■ **Problem**
Copy every line from the material below that holds "this".

───── Data for processing ─────

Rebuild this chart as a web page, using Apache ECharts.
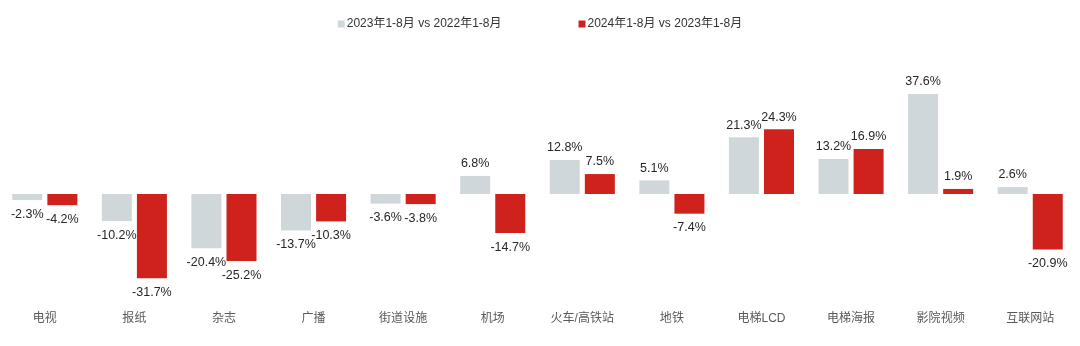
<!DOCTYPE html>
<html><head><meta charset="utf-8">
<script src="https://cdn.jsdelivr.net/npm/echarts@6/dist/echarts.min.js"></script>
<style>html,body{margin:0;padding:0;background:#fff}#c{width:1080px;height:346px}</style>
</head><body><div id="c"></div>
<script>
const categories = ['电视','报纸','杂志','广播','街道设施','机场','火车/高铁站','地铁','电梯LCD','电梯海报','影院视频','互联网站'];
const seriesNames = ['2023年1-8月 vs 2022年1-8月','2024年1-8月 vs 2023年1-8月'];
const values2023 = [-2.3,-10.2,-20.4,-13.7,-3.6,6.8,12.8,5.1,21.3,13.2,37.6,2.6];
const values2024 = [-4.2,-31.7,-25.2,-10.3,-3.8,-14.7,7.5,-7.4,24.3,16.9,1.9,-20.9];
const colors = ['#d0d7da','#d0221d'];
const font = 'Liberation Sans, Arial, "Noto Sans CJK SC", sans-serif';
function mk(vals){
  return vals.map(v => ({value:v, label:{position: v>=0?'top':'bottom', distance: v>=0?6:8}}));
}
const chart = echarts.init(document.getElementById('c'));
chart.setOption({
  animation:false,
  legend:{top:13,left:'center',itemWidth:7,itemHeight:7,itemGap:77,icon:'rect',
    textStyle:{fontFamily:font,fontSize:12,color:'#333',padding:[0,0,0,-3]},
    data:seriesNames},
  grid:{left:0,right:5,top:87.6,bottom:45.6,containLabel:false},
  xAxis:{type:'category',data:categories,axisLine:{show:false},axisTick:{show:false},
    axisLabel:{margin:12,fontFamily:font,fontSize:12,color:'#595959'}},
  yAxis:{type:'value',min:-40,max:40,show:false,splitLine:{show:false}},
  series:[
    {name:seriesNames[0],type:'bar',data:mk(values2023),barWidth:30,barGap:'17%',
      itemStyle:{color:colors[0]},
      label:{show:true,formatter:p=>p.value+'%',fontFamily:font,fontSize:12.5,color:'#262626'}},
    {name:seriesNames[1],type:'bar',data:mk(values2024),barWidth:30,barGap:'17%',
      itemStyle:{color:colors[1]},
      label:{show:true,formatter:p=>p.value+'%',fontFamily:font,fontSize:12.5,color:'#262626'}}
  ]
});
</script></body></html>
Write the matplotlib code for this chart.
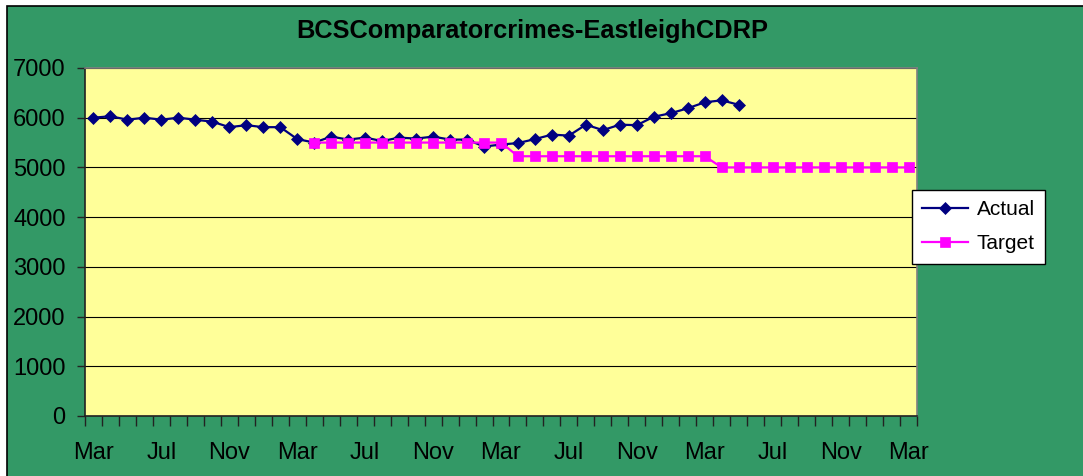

─────

■ **Solution**
Rebuild this chart as a web page, using Apache ECharts.
Write the matplotlib code for this chart.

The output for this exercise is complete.